Betsy, did the hermit crabs! and fish! etc, etc. Aahhh, the life of the homeschool parent. As if life didn’t provide enough of a zoo, we feel the need to create one at home!
Lori – Your comments brought to my now-empty-nester mind thoughts of Marmaduke (the hampster) and his replacement, Marmaduke Too (it’s an Asian-American name, folks!). At our house, hampster either died the 1st or 2nd day after leaving the pet store, or they lived on dust-bunnies after escaping the from the tunnels or that around-the-house-ball-thingy. Marmaduke 1 was of Door #1 category and Marmaduke Too was Door #2. We also had Curly, Moe & Larry – the 3 hermit crabs donated by loving grandparents while visiting them in So. Florida. These 3 stooges were the only 3 hermit crabs to stay @ the Disneyworld Pet Hotel (I have the certificate to prove it!). One died enroute by car from So. Florida to So. California the next day and the other 2 died from grief over the next few days. Sitting shiva in a station wagon with 3 kids is a tough way to go. Let me just say this: Thank God! Thank God! I’m free – free at last!! from all 4-footed furries, 2-winged featheries, water-bound scaled-thingies, and crawling things! With the exception of the ?@#$! squirrels who invade my 3rd-floor balcony to feed @ my birdseed feeders. God bless every creature – great & small.

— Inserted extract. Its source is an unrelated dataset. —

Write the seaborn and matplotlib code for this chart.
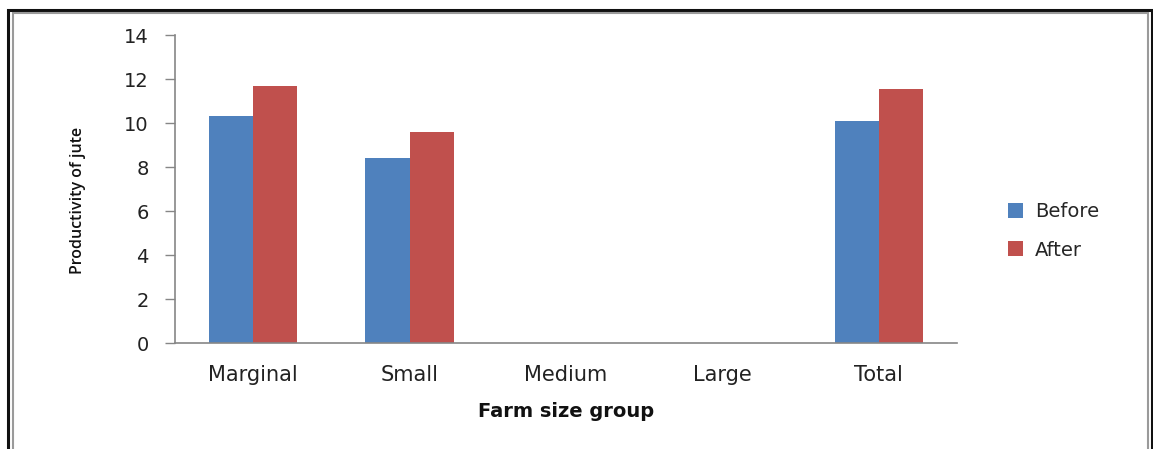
import matplotlib
matplotlib.use("Agg")
import matplotlib.pyplot as plt
import seaborn as sns
import pandas as pd
from matplotlib.patches import Rectangle

categories = ["Marginal", "Small", "Medium", "Large", "Total"]
before = [10.3, 8.4, 0, 0, 10.1]
after = [11.7, 9.6, 0, 0, 11.55]
series = ["Before", "After"]
colors = ["#4F81BD", "#C0504D"]
yticks = [0, 2, 4, 6, 8, 10, 12, 14]

df = pd.DataFrame({
    "group": categories * 2,
    "value": before + after,
    "series": ["Before"] * len(categories) + ["After"] * len(categories),
})

sns.set_theme(style="white")
plt.rcParams['font.family'] = ['DejaVu Sans']

fig = plt.figure(figsize=(11.53, 4.49), dpi=100)
ax = fig.add_axes([0.1518, 0.236, 0.830 - 0.1518, 0.922 - 0.236])

sns.barplot(data=df, x="group", y="value", hue="series", order=categories,
            hue_order=series, palette=colors, width=0.565, saturation=1,
            linewidth=0, ax=ax, legend=True)

ax.set_ylim(0, 14)
ax.set_yticks(yticks)
ax.set_yticklabels([str(t) for t in yticks], fontsize=14, color="#222222")
ax.set_xlim(-0.5, len(categories) - 0.5)
ax.tick_params(axis="y", left=True, length=7, width=1, color="#868686", pad=12)
ax.tick_params(axis="x", bottom=False, pad=10)
for lbl in ax.get_xticklabels():
    lbl.set_fontsize(15)
    lbl.set_color("#222222")

for s in ["top", "right"]:
    ax.spines[s].set_visible(False)
for s in ["left", "bottom"]:
    ax.spines[s].set_color("#868686")
    ax.spines[s].set_linewidth(1.2)

ax.set_xlabel("Farm size group", fontsize=14, fontweight="bold",
              labelpad=12, color="#111111")
ax.set_ylabel("Productivity of jute", fontsize=11.5, fontweight="semibold",
              family=["Open Sans", "DejaVu Sans"], color="#111111")
ax.yaxis.set_label_coords(-0.114, 0.464)

handles, labels = ax.get_legend_handles_labels()
ax.legend(handles, labels, loc="center left", bbox_to_anchor=(1.055, 0.364),
          frameon=False, handlelength=0.8, handleheight=0.8,
          labelspacing=1.0, handletextpad=0.6, borderaxespad=0,
          prop={"size": 14})

# outer frame (double line)
W, H = 1153, 449
fig.patches.append(Rectangle((8 / W, -0.1), (1152 - 8) / W, 1.1 - 10 / H,
                             transform=fig.transFigure, fill=False,
                             edgecolor="#111111", linewidth=2.2))
fig.patches.append(Rectangle((12.5 / W, -0.1), (1148 - 12.5) / W, 1.1 - 13.5 / H,
                             transform=fig.transFigure, fill=False,
                             edgecolor="#9a9a9a", linewidth=1.5))

fig.savefig("out.png", dpi=100, facecolor="white")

Lori, this is hilarious! My daughter recently went through the OTHER parent adventure with lizards, too. The lizards cost about $10, but the aquarium, gadgets, habitat pieces, rocks, crickets, heat lamps, etc ended up costing about $125!!! And after only a few months, they were both dead. That means those $10 lizards cost an average of $50 a month during their lifespan. I’m sure that if parents were honest, we’d realize repticide is not a rare consideration. Apparently they just die before parents are driven to the point of follow through. Thanks for the laugh!